Si seguimos hablando de transición sin democratizar el sistema ni redistribuir el poder, sin abordar la relación concreta entre justicia ecológica y social, es normal que surja cierta sospecha sobre los beneficios que esos cambios puedan traer a una clase cada vez más depauperada. Por eso la lucha por el cambio debe darse desde una perspectiva sistémica.

Labores de extinción de incendios en Portugal.

Labores de extinción de incendios en Portugal. Pedro Nunes Reuters Portugal

¿Las muertes en los tres casos tienen más que ver con las causas del incendio en sí o con la gestión forestal?

En todos los casos, las muertes podrían haberse evitado si las condiciones estructurales hubieran sido otras. En Portugal, la larga mercantilización del territorio y falta de prevención crearon un paisaje explosivo. En Lima, la informalidad estructural y la superexplotación laboral acabaron por naturalizar el encierro de dos jóvenes en un contenedor.
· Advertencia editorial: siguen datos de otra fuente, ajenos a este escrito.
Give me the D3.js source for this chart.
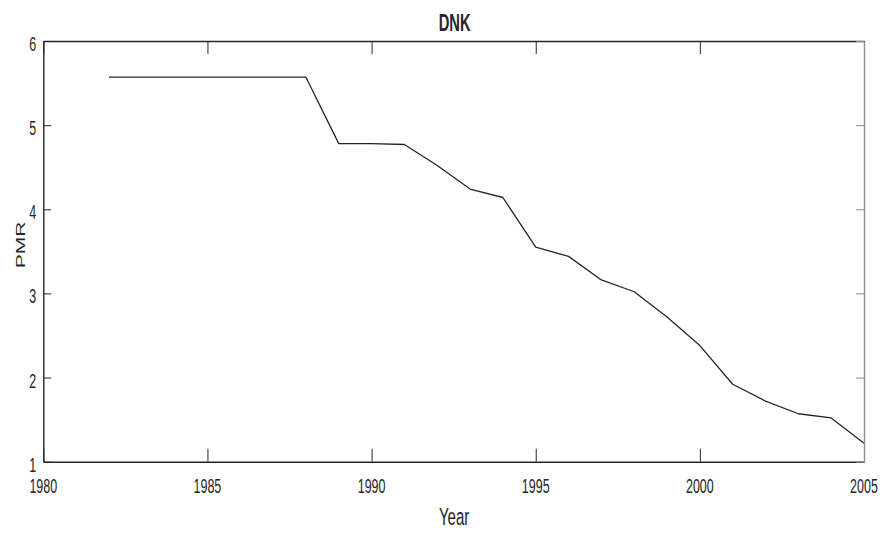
<!DOCTYPE html>
<html>
<head>
<meta charset="utf-8">
<script src="https://cdn.jsdelivr.net/npm/d3@7"></script>
<style>
  html, body { margin: 0; padding: 0; background: #fff; }
  svg { display: block; }
  text { font-family: "Liberation Sans", Arial, Helvetica, sans-serif; fill: #262626; }
</style>
</head>
<body>
<svg id="chart" width="883" height="536"></svg>
<script>
// PMR index for Denmark, one value per year
const years = [1982, 1983, 1984, 1985, 1986, 1987, 1988, 1989, 1990, 1991, 1992, 1993,
               1994, 1995, 1996, 1997, 1998, 1999, 2000, 2001, 2002, 2003, 2004, 2005];
const pmr   = [5.57, 5.57, 5.57, 5.57, 5.57, 5.57, 5.57, 4.78, 4.78, 4.77, 4.52, 4.24,
               4.14, 3.55, 3.44, 3.16, 3.02, 2.72, 2.38, 1.92, 1.72, 1.57, 1.52, 1.22];
const xTicks = [1980, 1985, 1990, 1995, 2000, 2005];
const yTicks = [1, 2, 3, 4, 5, 6];
const title = "DNK";
const xLabel = "Year";
const yLabel = "PMR";

const svg = d3.select("#chart");
const box = { left: 43.3, right: 864, top: 41, bottom: 461.7 };
const ink = "#262626";
const squeeze = 0.64; // narrow glyph proportions

const x = d3.scaleLinear().domain([1980, 2005]).range([box.left, box.right]);
const y = d3.scaleLinear().domain([1, 6]).range([box.bottom, box.top]);

// data line
const line = d3.line().x((d, i) => x(years[i])).y(d => y(d));
svg.append("path")
  .datum(pmr)
  .attr("d", line)
  .attr("fill", "none")
  .attr("stroke", ink)
  .attr("stroke-width", 1.3)
  .attr("stroke-linejoin", "round");

// box axes with inward ticks on all four sides
function styleAxis(g, color) {
  g.selectAll("path").attr("stroke", color).attr("stroke-width", 1.4);
  g.selectAll("line").attr("stroke", color).attr("stroke-width", 1);
  g.selectAll("text").remove();
}
svg.append("g").attr("transform", `translate(0,${box.bottom})`)
  .call(d3.axisBottom(x).tickValues(xTicks).tickSizeInner(-13).tickSizeOuter(0).tickFormat(""))
  .call(g => styleAxis(g, ink));
svg.append("g").attr("transform", `translate(0,${box.top})`)
  .call(d3.axisTop(x).tickValues(xTicks).tickSizeInner(-13).tickSizeOuter(0).tickFormat(""))
  .call(g => styleAxis(g, ink));
svg.append("g").attr("transform", `translate(${box.left},0)`)
  .call(d3.axisLeft(y).tickValues(yTicks).tickSizeInner(-8).tickSizeOuter(0).tickFormat(""))
  .call(g => styleAxis(g, ink));
svg.append("g").attr("transform", `translate(${box.right},0)`)
  .call(d3.axisRight(y).tickValues(yTicks).tickSizeInner(-8).tickSizeOuter(0).tickFormat(""))
  .call(g => styleAxis(g, "#8c8c8c"));

// tick labels
svg.append("g").selectAll("text")
  .data(xTicks)
  .join("text")
  .attr("transform", d => `translate(${x(d)},${box.bottom + 31.5}) scale(${squeeze},1)`)
  .attr("text-anchor", "middle")
  .attr("font-size", 19.5)
  .text(d => d);
svg.append("g").selectAll("text")
  .data(yTicks)
  .join("text")
  .attr("transform", d => `translate(${box.left - 7},${y(d) + 10}) scale(${squeeze},1)`)
  .attr("text-anchor", "end")
  .attr("font-size", 19.5)
  .text(d => d);

// title and axis labels
svg.append("text")
  .attr("transform", `translate(${(box.left + box.right) / 2 + 1},30.5) scale(${squeeze},1)`)
  .attr("text-anchor", "middle")
  .attr("font-size", 23)
  .attr("font-weight", "bold")
  .attr("fill", "#000")
  .text(title);
svg.append("text")
  .attr("transform", `translate(${(box.left + box.right) / 2 + 0.5},525) scale(${squeeze},1)`)
  .attr("text-anchor", "middle")
  .attr("font-size", 23.5)
  .text(xLabel);
svg.append("text")
  .attr("transform", `translate(25,245) scale(${squeeze},1) rotate(-90)`)
  .attr("text-anchor", "middle")
  .attr("font-size", 21)
  .text(yLabel);
</script>
</body>
</html>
En Londres, el modelo de ciudad global neoliberal impuso medidas de austeridad sobre la vida de los sectores precarizados y migrantes, transformando sus casas en una trampa mortal. No fueron desastres inevitables. Fueron consecuencia de decisiones políticas y económicas que priorizan acumulación, ganancia y crecimiento por encima de la vida.

¿El fuego como mecanismo de transformación es un símbolo de desarrollo o una herramienta neutra?

De algún modo, aquí debo centrarme en algunos aspectos relativos a lo simbólico. El uso del fuego, como el de toda técnica en general, no es neutro. Depende del contexto y de los fines que se persiguen; de las relaciones de poder que lo encuadran.

En el orden capitalista, que ha puesto el planeta en llamas, el fuego implica destrucción: arrasa bosques, consume vidas, refleja la expansión descontrolada de un sistema que ha desatado sus automatismos para fracturar todo vínculo con el mundo natural.

Pero fuera de ese orden, también puede ser otra cosa: iluminación, conocimiento emancipador, potencial restaurador de nuestra relación en común con el mundo. Lo que se plantea al final del libro es el desafío de reorientar ese fuego para que no sea solo símbolo del desastre, sino también de la insurrección de lo vivo, frente a un sistema que somete todo al mercado para seguir acumulando.